Active transport on disordered microtubule networks: The generalized random velocity model

Abstract

The motion of small cargo particles on microtubules by means of motor proteins in disordered microtubule networks is investigated theoretically using both analytical tools and computer simulations. Different network topologies in two and three dimensions are considered, one of which has been recently studied experimentally by Salman [Biophys. J. 89, 2134 (2005)]. A generalization of the random velocity model is used to derive the mean-square displacement of the cargo particle. We find that all cases belong to the class of anomalous superdiffusion, which is sensitive mainly to the dimensionality of the network and only marginally to its topology.
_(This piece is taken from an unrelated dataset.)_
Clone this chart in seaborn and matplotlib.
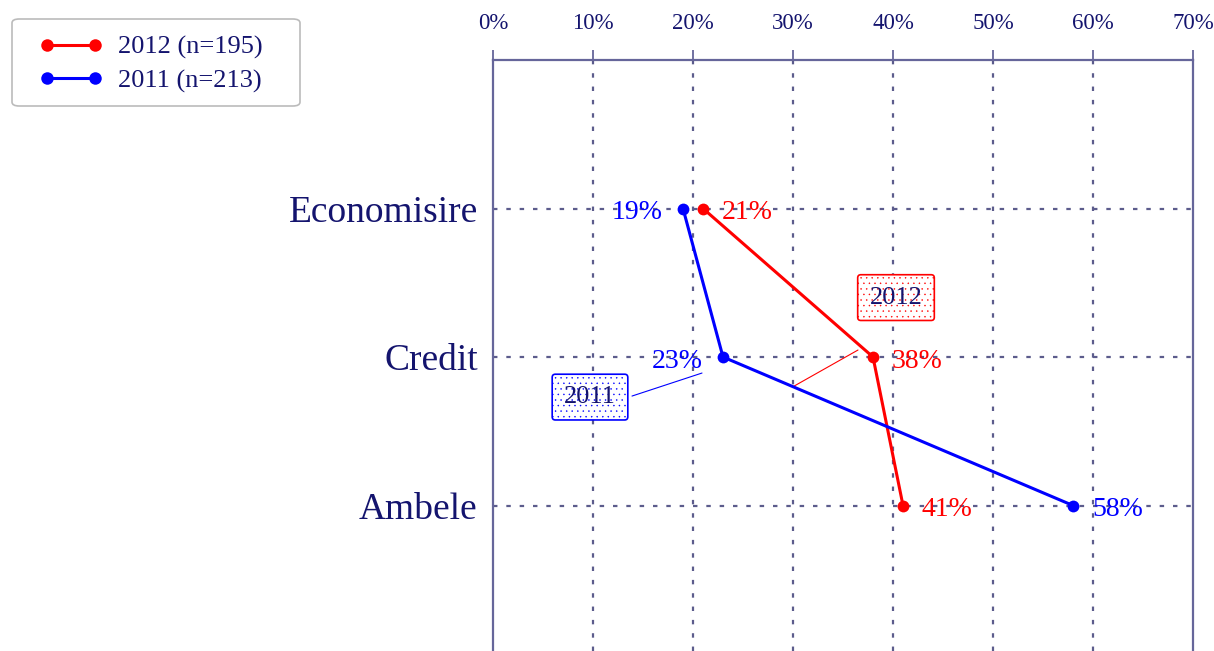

Yet in three dimensions the motion is very close to simple diffusion, with sublogarithmic corrections that depend on the network topology. When details of the thermal diffusion in the bulk solution are included, no significant change to the asymptotic time behavior is found. However, a small asymmetry in the mean microtubule polarity affects the corresponding long-time behavior. We also study a three-dimensional model of the microtubule network in living animal cells. Three first-passage-time problems of intracellular transport are simulated and analyzed for different motor processivities: (i) cargo that originates near the nucleus and has to reach the membrane, (ii) cargo that originates from the membrane and has to reach the nucleus, and (iii) cargo that leaves the nucleus and has to reach a specific target in the cytoplasm. We conclude that while a higher motor processivity increases the transport efficiency in cases (i) and (ii), in case (iii) it has the opposite effect. We conjecture that the balance between the different network tasks, as manifested in cases (i) and (ii) versus case (iii), may be the reason for the evolutionary choice of a finite motor processivity.